When poor ball screen defense and meandering help side defenders combine to give the opponent an easy three

In the first of the two preceding examples, the Longhorn defense was burned once by a help defender drifting too far from his man while not providing much actual help. In the second example the problem was bad ball screen defense.

When both of these events occur on the same play, the results are predictably bad.

In the next example, Iowa State is setting up a high ball screen with three shooters spacing around the perimeter. McKay is setting a ball screen, with Myles Turner defending him.

There are a lot of different ways to defend a ball screen, but two common ones are for the defender covering the screener (in this case, Turner) to step out and force the ball handler to dribble away from the basket (sometimes this tactic is called "showing"), before recovering to his man, or for Turner to play almost in a one man zone defense and look to contain both the ball handler and the roll man while the on-ball defender works his way back around the screen.

At the moment when the screen actually is set, Turner does something odd. In the image below, Turner appears to be half way in between these two defenses. Note the way his feet are pointing in the image. If he were stepping out hard into the path of the ball handler, this is the direction that they should point. But in this case he is playing back, and his feet are pointed in the wrong direction, which compromises his ability to defend.

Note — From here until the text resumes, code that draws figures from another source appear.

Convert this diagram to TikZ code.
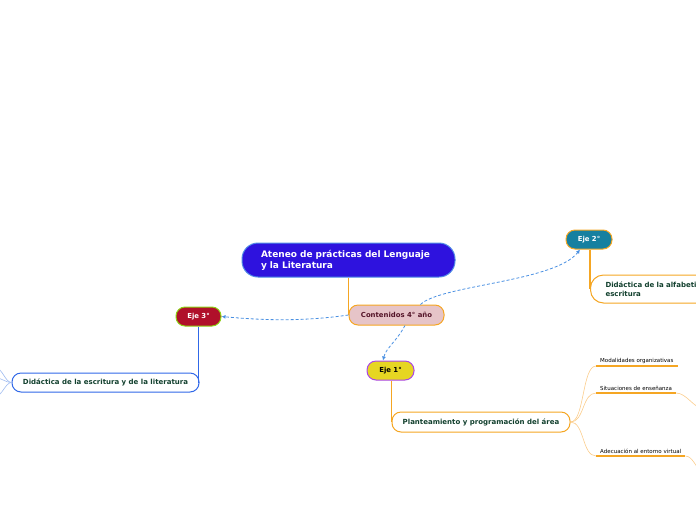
\documentclass[tikz,border=0pt]{standalone}
\usepackage{fontspec}
\setmainfont{DejaVu Sans}
\usetikzlibrary{arrows.meta,calc}
\definecolor{rootblue}{RGB}{46,18,222}
\definecolor{rootedge}{RGB}{80,140,230}
\definecolor{orangeline}{RGB}{245,166,35}
\definecolor{paletwig}{RGB}{251,205,140}
\definecolor{blueline}{RGB}{48,104,232}
\definecolor{bluetwig}{RGB}{160,188,240}
\definecolor{linkblue}{RGB}{74,144,226}
\definecolor{pinkfill}{RGB}{230,196,200}
\definecolor{maroontext}{RGB}{84,20,40}
\definecolor{tealfill}{RGB}{22,128,160}
\definecolor{crimson}{RGB}{176,16,42}
\definecolor{limeedge}{RGB}{140,210,20}
\definecolor{yellowfill}{RGB}{230,214,34}
\definecolor{purpleedge}{RGB}{170,70,230}
\definecolor{greentext}{RGB}{18,64,46}

\begin{document}
\begin{tikzpicture}[x=1pt,y=-1pt,
  every node/.style={inner sep=0pt},
  rootbox/.style={draw=rootedge,line width=1pt,fill=rootblue,rounded corners=16pt,minimum width=213pt,minimum height=34pt,text width=175pt,align=left,text=white,font=\fontsize{9}{11}\selectfont\bfseries},
  ejebox/.style={draw,line width=1pt,rounded corners=9pt,minimum height=19pt,font=\fontsize{6.9}{8}\selectfont\bfseries},
  subbox/.style={draw,line width=1pt,fill=white,rounded corners=9pt,minimum height=19pt,text=greentext,font=\fontsize{7}{9.5}\selectfont\bfseries},
  leaf/.style={inner xsep=4pt,inner ysep=2pt,font=\fontsize{5.5}{6}\selectfont},
  leafline/.style={draw=orangeline,line width=1.3pt},
  trunk/.style={line width=1.3pt},
  twig/.style={line width=0.6pt},
  link/.style={draw=linkblue,dashed,dash pattern=on 3pt off 2pt,line width=0.8pt,-{Latex[length=4pt,width=4pt]}}
]
\useasboundingbox (0,0) rectangle (696,520);
\clip (0,0) rectangle (696,520);

% central topic
\node[rootbox] (root) at (348.5,260) {Ateneo de prácticas del Lenguaje\\y la Literatura};
\node[ejebox,draw=orangeline,fill=pinkfill,text=maroontext,minimum width=95pt,minimum height=20pt] (cont) at (396.5,315) {Contenidos 4° año};
\draw[orangeline,trunk] (cont.west |- root.south) -- (cont.west);

% ejes
\node[ejebox,draw=orangeline,fill=tealfill,text=white,minimum width=46pt] (eje2) at (589,239.5) {Eje 2°};
\node[ejebox,draw=limeedge,fill=crimson,text=white,minimum width=45pt] (eje3) at (198.5,316.5) {Eje 3°};
\node[ejebox,draw=purpleedge,fill=yellowfill,text=black,minimum width=47pt] (eje1) at (390.5,370.5) {Eje 1°};

\draw[link] ($(cont.north)!0.5!(cont.north east)$) .. controls (440,285) and (555,282) .. ($(eje2.south)+(-9,0)$);
\draw[link] (cont.west) .. controls (300,322) and (260,320) .. (eje3.east);
\draw[link] ($(cont.south)+(8.5,0)$) .. controls (396,342) and (386,348) .. ($(eje1.north)+(-7.5,0)$);

% eje 2
\node[subbox,draw=orangeline,anchor=west,rounded corners=13pt,minimum width=200pt,minimum height=28pt,text width=170pt,align=left] (alfa) at (590,289) {Didáctica de la alfabetización\\escritura};
\draw[orangeline,trunk] (alfa.west |- eje2.south) -- (alfa.west);

% eje 3
\node[subbox,draw=blueline,minimum width=187pt] (escr) at (105.5,382.5) {Didáctica de la escritura y de la literatura};
\draw[blueline,trunk] (eje3.south) -- (eje3.south |- escr.east);
\coordinate (w1) at (-4,368);
\coordinate (w2) at (-4,378);
\coordinate (w3) at (-4,396);
\foreach \w in {w1,w2,w3}
  \draw[bluetwig,twig] (escr.west) .. controls +(-6,0) and +(6,0) .. (\w);

% eje 1
\node[subbox,draw=orangeline,minimum width=178pt,minimum height=20pt] (plan) at (481,422) {Planteamiento y programación del área};
\draw[orangeline,trunk] (plan.west |- eje1.south) -- (plan.west);

\node[leaf,anchor=south west] (modal) at (596,366) {Modalidades organizativas};
\node[leaf,anchor=south west] (situ) at (596,393) {Situaciones de enseñanza};
\node[leaf,anchor=south west] (adec) at (596,456) {Adecuación al entorno virtual};
\foreach \c in {modal,situ,adec} {
  \draw[paletwig,twig] (plan.east) .. controls +(14,0) and +(-14,0) .. (\c.south west);
  \draw[leafline] (\c.south west) -- (\c.south east);
}
\coordinate (s1) at (702,408);
\coordinate (a1) at (702,470);
\draw[paletwig,twig] (situ.south east) .. controls +(10,0) and +(-8,0) .. (s1);
\draw[paletwig,twig] (adec.south east) .. controls +(8,0) and +(-6,0) .. (a1);
\end{tikzpicture}
\end{document}
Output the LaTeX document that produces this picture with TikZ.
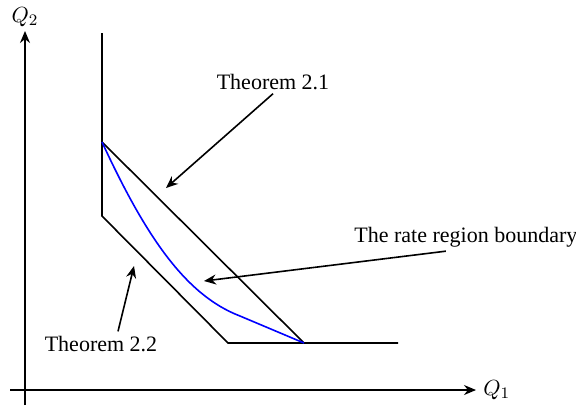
\documentclass[tikz,border=0pt]{standalone}
\usepackage{fontspec}
\setmainfont{Liberation Serif}
\usetikzlibrary{arrows.meta, positioning}
\tikzset{
    texto_etiqueta/.style={inner sep=2pt, font=\fontsize{11}{13}\selectfont},
    linea_region/.style={draw=black, line width=0.8pt},
    curva_frontera/.style={draw=blue, line width=0.8pt},
    eje/.style={draw, line width=0.8pt, -{Stealth[length=6pt, width=5pt]}},
    flecha/.style={draw, line width=0.8pt, -{Stealth[length=6pt, width=5pt]}}
}
\begin{document}
\begin{tikzpicture}[x=0.5pt, y=-0.5pt]
    \useasboundingbox (0,0) rectangle (576,409);

    % 1. Ejes
    \coordinate (origen_x) at (10,390);
    \coordinate (q1_fin) at (476,390);
    \coordinate (origen_y) at (25,405);
    \coordinate (q2_fin) at (25,31);
    \draw[eje] (origen_x) -- (q1_fin);
    \draw[eje] (origen_y) -- (q2_fin);
    \node[texto_etiqueta, right=1.5pt of q1_fin] (q1) {$Q_1$};
    \node[texto_etiqueta, above=0pt of q2_fin] (q2) {$Q_2$};

    % 2. Regiones (Theorem 2.1 / Theorem 2.2)
    \coordinate (vert_sup) at (102,33);
    \coordinate (vert_inf) at (102,216);
    \coordinate (esq_inf) at (228,343);
    \coordinate (horiz_fin) at (398,343);
    \coordinate (pico) at (102,142);
    \coordinate (pie_diag) at (304,343);
    \draw[linea_region] (vert_sup) -- (vert_inf) -- (esq_inf) -- (horiz_fin);
    \draw[linea_region] (pico) -- (pie_diag);

    % 3. Frontera de la region
    \draw[curva_frontera] (pico) .. controls (145,235) and (185,295) .. (240,316) -- (pie_diag);

    % 4. Etiquetas
    \node[texto_etiqueta, anchor=base] (thm1) at (273,89) {Theorem 2.1};
    \node[texto_etiqueta, anchor=base west] (rate) at (350,242) {The rate region boundary};
    \node[texto_etiqueta, anchor=base] (thm2) at (101,351) {Theorem 2.2};

    % --- CONEXIONES ---
    \coordinate (punta_thm1) at (166,188);
    \coordinate (punta_rate) at (204,281);
    \coordinate (punta_thm2) at (134,266);
    \draw[flecha] (thm1.south) -- (punta_thm1);
    \draw[flecha] ([xshift=-10pt]rate.south) -- (punta_rate);
    \draw[flecha] ([xshift=8.5pt]thm2.north) -- (punta_thm2);

\end{tikzpicture}
\end{document}
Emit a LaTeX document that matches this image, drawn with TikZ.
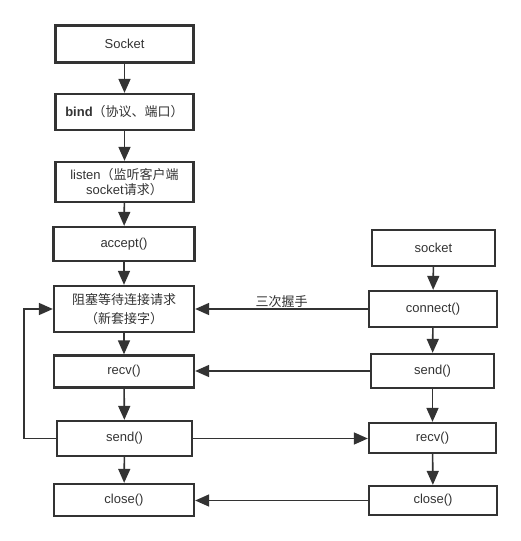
\documentclass[tikz,border=0pt]{standalone}
\usepackage{fontspec}
\setmainfont{Liberation Sans}
\newfontfamily\cjk{Noto Sans CJK SC}
\usepackage{tikz}
\usetikzlibrary{arrows.meta}
\definecolor{ink}{HTML}{333333}

\begin{document}
\begin{tikzpicture}[x=1pt,y=-1pt,
  box/.style={draw=ink, line width=2.3pt, rectangle, text=ink, align=center,
    font=\fontsize{13}{15}\selectfont, inner sep=0pt},
  flow/.style={draw=ink, line width=1.6pt, -{Triangle[length=14pt,width=12pt]}}]
\useasboundingbox (0,0) rectangle (521,541);
% server side
\node[box, minimum width=138pt, minimum height=37pt] (sock) at (124.5,44) {Socket};
\node[box, minimum width=138pt, minimum height=36pt] (bind) at (124.5,112) {\textbf{bind}{\cjk（协议、端口）}};
\node[box, minimum width=138pt, minimum height=40pt] (listen) at (124.5,182) {listen{\cjk（监听客户端}\\socket{\cjk 请求）}};
\node[box, minimum width=141pt, minimum height=34pt] (accept) at (124,244) {accept()};
\node[box, minimum width=140pt, minimum height=46pt, font=\fontsize{13}{19}\selectfont] (wait) at (124,309) {{\cjk 阻塞等待连接请求}\\{\cjk（新套接字）}};
\node[box, minimum width=140pt, minimum height=32pt] (recvL) at (124,371.5) {recv()};
\node[box, minimum width=135pt, minimum height=35pt] (sendL) at (124.5,438.5) {send()};
\node[box, minimum width=140pt, minimum height=32pt] (closeL) at (124,500) {close()};
% client side
\node[box, minimum width=123pt, minimum height=36pt] (sockR) at (433.5,248) {socket};
\node[box, minimum width=128pt, minimum height=36pt] (conn) at (433,309) {connect()};
\node[box, minimum width=123pt, minimum height=34pt] (sendR) at (432.5,371) {send()};
\node[box, minimum width=127pt, minimum height=30pt] (recvR) at (432.5,438) {recv()};
\node[box, minimum width=128pt, minimum height=29pt] (closeR) at (433,500.5) {close()};
% down the columns
\draw[flow] (sock) -- (bind);
\draw[flow] (bind) -- (listen);
\draw[flow] (listen) -- (accept);
\draw[flow] (accept) -- (wait);
\draw[flow] (wait) -- (recvL);
\draw[flow] (recvL) -- (sendL);
\draw[flow] (sendL) -- (closeL);
\draw[flow] (sockR) -- (conn);
\draw[flow] (conn) -- (sendR);
\draw[flow] (sendR) -- (recvR);
\draw[flow] (recvR) -- (closeR);
% across
\draw[flow] (conn.west) -- node[above, text=ink, font=\cjk\fontsize{13}{15}\selectfont, inner sep=1pt] {三次握手} (conn.west -| wait.east);
\draw[flow] (sendR.west) -- (sendR.west -| recvL.east);
\draw[flow] (sendL.east) -- (sendL.east -| recvR.west);
\draw[flow] (closeR.west) -- (closeR.west -| closeL.east);
\draw[flow] (sendL.west) -- ++(-32,0) |- (wait.west);
\end{tikzpicture}
\end{document}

As the offense attacks, Turner's initially poor footwork has put him a step behind, and he will be in trouble for the rest of the play. In the image below, we see the action a few frames later. There are a few things to point out. First, notice that Isaiah Taylor is not helping to cover the dribble penetration. He is guarding Matt Thomas. Presumably, after seeing Thomas bury a number of three point shots, the Texas defense has adjusted. It is clear that Taylor has been assigned to not leave Thomas, and he will stick with him for the remainder of the play. Meanwhile, Javan Felix starts to drift away from his man in help side positioning.

As the play continues, the dribble penetration approaches the rim. While the ball handler has a clear angle to the basket, he ends up deciding not to challenge Turner and Jonathan Holmes. Meanwhile, Felix continues in to no man's land, and completely loses track of Naz Long, one of the most dangerous perimeter shooters in the conference.

If Felix were doing something productive helping with the ball handler, this might make more sense. But he is not -- he is just getting lost. The ball kicked out to Naz Long, who hit a wide open three.

What should we take away from all of this?

In basketball, the difference between success and failure is frequently one or two small little details, seemingly insignificant, but critically important. Being a step to slow to react, mixing up footwork, or not properly reading a play can all kill a defensive possession. Early in the season, the Texas defense was getting many more of these details right than it is currently.

The three example possessions were all taken from the Iowa State game, but we could have found very similar issues in Texas' loss to Oklahoma last week. While it is probably not reasonable to expect to stop Iowa State, the Texas defense provided very little resistance, frequently breaking down on the perimeter.

Texas' upside for the rest of the season requires getting back to being outstanding on defensive end of the floor. The Longhorns have to get better defending the pick and roll, and have to get better closing out on shooters, dealing better with the conflict between helping and recovering that lies at the heart of man-to-man defense. They just have to be better at the basics of team defense.

If there is hope for Texas it is simply that we have seen the Longhorns play high level defense before. But time is running out on this season -- there isn't much time left to get these issues resolved.